George Herbert (1593-1633): Herbert’s poems were published after his death. His most important work was The Temple which revealed his ardent religious zeal and his attachment to the Church of England. He was clear in his expression, and an expert in using intelligible conceits and concrete imagery. He preferred to use simple and homely language in his poetry. He wrote both personal and doctrinal poems.
Andrew Marvell (1621-1678) is considered as one of the best Metaphysical poets of the period. He was a politically motivated poet who was initially against the Commonwealth.
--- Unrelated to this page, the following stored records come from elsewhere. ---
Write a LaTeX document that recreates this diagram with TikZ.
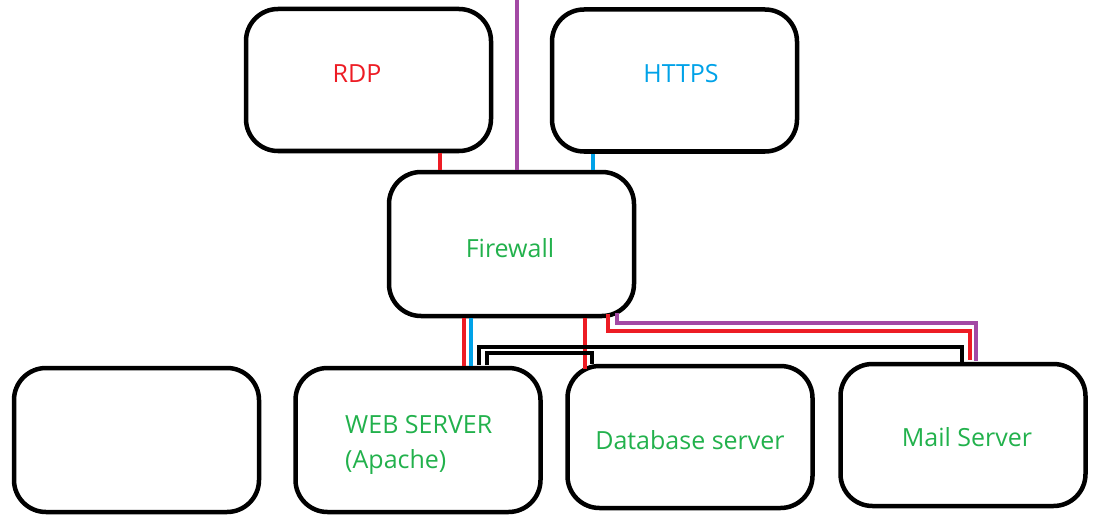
\documentclass[tikz,border=0pt]{standalone}
\usepackage{fontspec}
\setmainfont{Open Sans}
\definecolor{pred}{HTML}{ED1C24}
\definecolor{pblue}{HTML}{00A2E8}
\definecolor{pgreen}{HTML}{22B14C}
\definecolor{ppurple}{HTML}{A349A4}
\begin{document}
\begin{tikzpicture}[x=1pt,y=-1pt,
  box/.style={draw=black,line width=4.5pt,rounded corners=32pt,minimum width=245pt,minimum height=142pt,inner sep=0pt},
  lbl/.style={font=\fontsize{25}{35}\selectfont,inner sep=0pt},
  wire/.style={line width=4pt}]
\useasboundingbox (0,0) rectangle (1108,532);
\node[box] (rdp) at (368.5,80) {};
\node[lbl,text=pred] (rdpt) at (357,74) {RDP};
\node[box] (https) at (674.5,80.5) {};
\node[lbl,text=pblue] (httpst) at (681,74) {HTTPS};
\node[box,minimum height=144pt] (fw) at (511.5,244) {};
\node[lbl,text=pgreen] (fwt) at (510,248) {Firewall};
\node[box,minimum height=144pt] (b1) at (136.5,440) {};
\node[box,minimum height=144pt] (web) at (418,440) {};
\node[lbl,text=pgreen,align=left,anchor=west] (webt) at (345,445) {WEB SERVER\\(Apache)};
\node[box,minimum height=142pt] (db) at (690,437) {};
\node[lbl,text=pgreen] (dbt) at (690,440) {Database server};
\node[box,minimum height=142pt] (mail) at (963,435) {};
\node[lbl,text=pgreen] (mailt) at (967,437) {Mail Server};
\coordinate (top) at (517,0);
% top connectors
\draw[wire,pred] (rdp.south -| 440,0) -- (fw.north -| 440,0);
\draw[wire,ppurple] (top) -- (fw.north -| top);
\draw[wire,pblue] (https.south -| 593,0) -- (fw.north -| 593,0);
% bottom connectors
\draw[wire,pred] (fw.south -| 464,0) -- (web.north -| 464,0);
\draw[wire,pblue] (fw.south -| 471,0) -- (web.north -| 471,0);
\draw[wire,pred] (fw.south -| 585,0) -- (585,369);
\draw[wire,pred] (608,314) -- (608,331) -- (970,331) -- (970,360);
\draw[wire,ppurple] (617,313) -- (617,323) -- (976,323) -- (976,361);
\draw[wire,black] (479,365) -- (479,347) -- (962,347) -- (962,363);
\draw[wire,black] (487,365) -- (487,353) -- (592,353) -- (592,364);
\end{tikzpicture}
\end{document}
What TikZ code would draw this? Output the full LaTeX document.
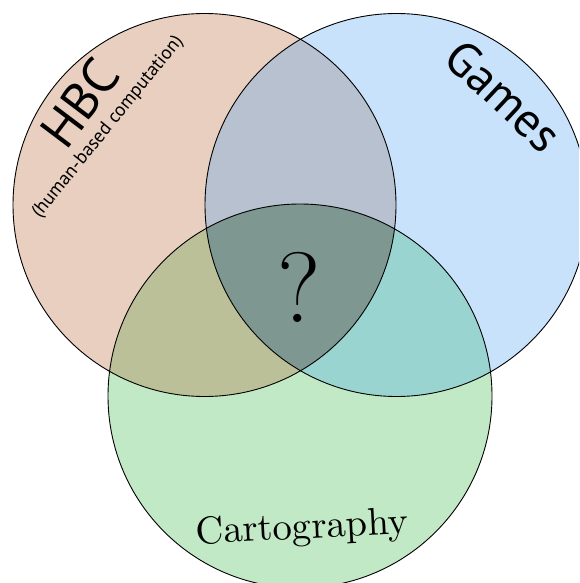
\documentclass[tikz,border=0pt]{standalone}
\usepackage{fontspec}
\usepackage{graphicx}
\newfontfamily\labelsans{PT Sans}
\definecolor{hbcfill}{RGB}{232,207,192}
\definecolor{gamefill}{RGB}{199,226,250}
\definecolor{mapfill}{RGB}{193,233,197}
\definecolor{hbcgame}{RGB}{183,193,208}
\definecolor{hbcmap}{RGB}{187,192,152}
\definecolor{gamemap}{RGB}{154,212,208}
\definecolor{allthree}{RGB}{126,152,145}
\tikzset{
  setline/.style={draw=black, line width=0.9pt},
  biglabel/.style={inner sep=0pt, font=\labelsans},
}
\def\hbcset{(204.5,205) circle[radius=191.5pt]}
\def\gameset{(396.5,205) circle[radius=191.5pt]}
\def\mapset{(300,396) circle[radius=192pt]}
\begin{document}
\begin{tikzpicture}[x=1pt,y=-1pt]
\useasboundingbox (0,0) rectangle (579,583);
\clip (0,0) rectangle (579,583);
% single sets
\fill[hbcfill] \hbcset;
\fill[gamefill] \gameset;
\fill[mapfill] \mapset;
% pairwise overlaps
\begin{scope}\clip \hbcset; \fill[hbcgame] \gameset;\end{scope}
\begin{scope}\clip \hbcset; \fill[hbcmap] \mapset;\end{scope}
\begin{scope}\clip \gameset; \fill[gamemap] \mapset;\end{scope}
% common part of all three
\begin{scope}\clip \hbcset; \clip \gameset; \fill[allthree] \mapset;\end{scope}
% outlines
\draw[setline] \hbcset;
\draw[setline] \gameset;
\draw[setline] \mapset;
% labels
\node[biglabel, rotate=53] (hbc) at (80,103) {\resizebox{94pt}{!}{HBC}};
\node[biglabel, rotate=51] (hbcsub) at (108,127) {\resizebox{228pt}{!}{(human-based computation)}};
\node[biglabel, rotate=-43] (games) at (504,96) {\resizebox{138pt}{!}{Games}};
\node[inner sep=0pt, rotate=3] (carto) at (302,529) {\resizebox{213pt}{!}{Cartography}};
\node[inner sep=0pt] (quest) at (299,287) {\fontsize{100}{100}\selectfont ?};
\end{tikzpicture}
\end{document}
Later on, he wrote ‘An Horatian Ode upon Cromwell’s Return from Ireland’ (1650), ‘The First Anniversary’ (1655) and ‘On the Death of O.C’ (1659) which showed his change of views. His most famous political satires were The Last Instructions to a Painter and The Rehearsal Transpros’d, the former inverse and the latter in prose and both were targeted at the royalists. After his death, his poems were collected secretly and published. His notable poems include ‘Upon Appleton House’, ‘The Garden’ and ‘To His Coy Mistress’. In ‘To His Coy Mistress,’ which is his most famous poem, the speaker urges his mistress to abandon her false modesty and submit to his embraces before time and death rob them of their chance to love. Undoubtedly, the metaphysical poets influenced the poets of the eighteenth and nineteenth centuries profoundly.